Nyssa can't ski and refuses an offer of cognac (see: 'Black Orchid') - she's unfamiliar with some Earth words, including 'poltergeist' and 'harlot'. The Doctor eats a ham sandwich. With him he carries some 'tea' containing a mild sedative (it's enough to put Alison under). In a golf bag (to match his seventh incarnation's jumper?) he carries tools used to detect energy emissions and psychic phenomena (see 'Technobabble'). Among these are a psi energy scanner and his 'Spillager detector', which is described as resembling 'an umbrella made of neon spaghetti that's been crossed with a phosphorescent jellyfish'. The Doctor keeps the living quarters on the TARDIS unacceptably warm and humid.

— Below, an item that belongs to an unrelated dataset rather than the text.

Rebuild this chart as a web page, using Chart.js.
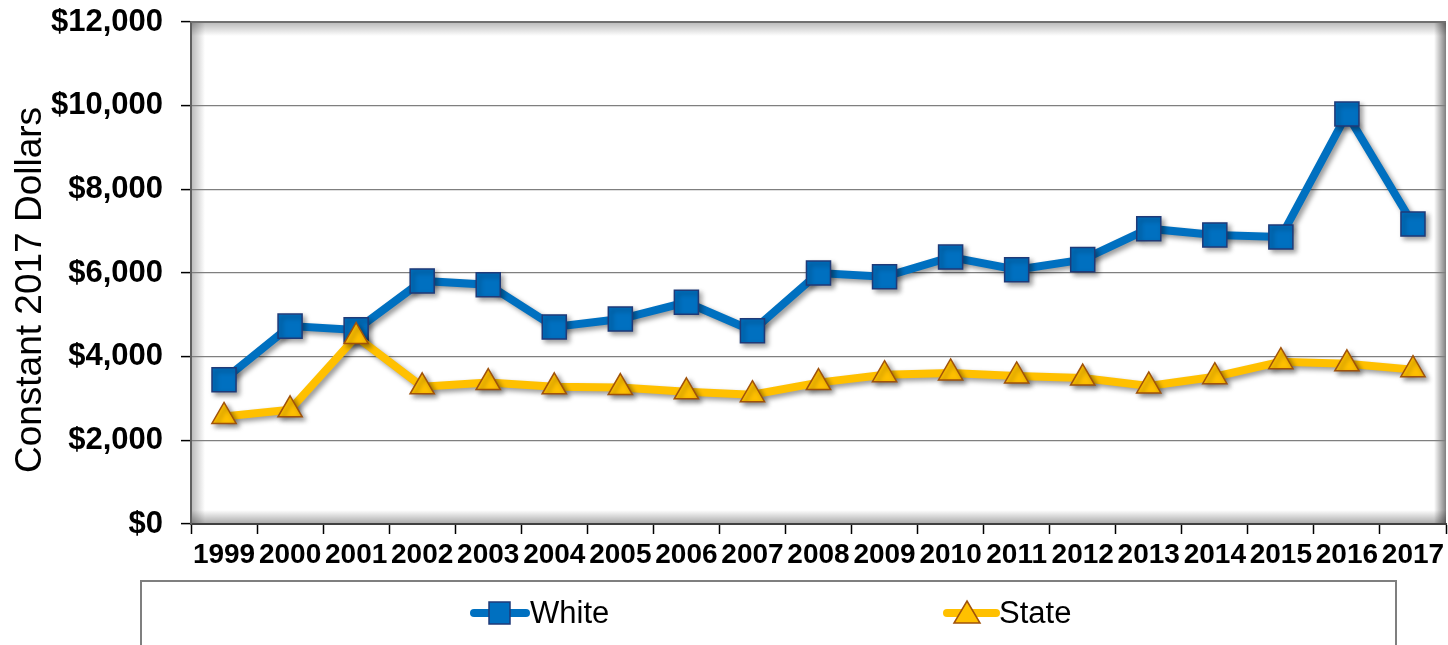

Links: Presumably this takes place directly after 'Land of the Dead' (Nyssa says 'it was worse than Alaska' and mentions the Permians and the Xeraphin ('Time Flight')).
Untelevised Adventures: The Spillager Empress recognises the Doctor, suggesting that they may have met before (certainly he would be unlikely to make detection equipment for something he is unfamiliar with).
Location: Tremayne School, the Swiss Alps, December 22nd 1963.
The Bottom Line: A novel and, at times, unnerving poltergeist adventure framed within a rare first person monologue. Some departures feature, notably in Davison's slightly less straight-laced Doctor and a travel weary (or should that be wary?) Nyssa. Perhaps most atypical for its era, the Doctor takes quite some time to finally make his entrance. The performances on the whole are very good, although the one deceased character leans towards caricature, and as in 'Phantasmagoria', the real villains tend to upset the spirit (ouch! - sorry) of the story.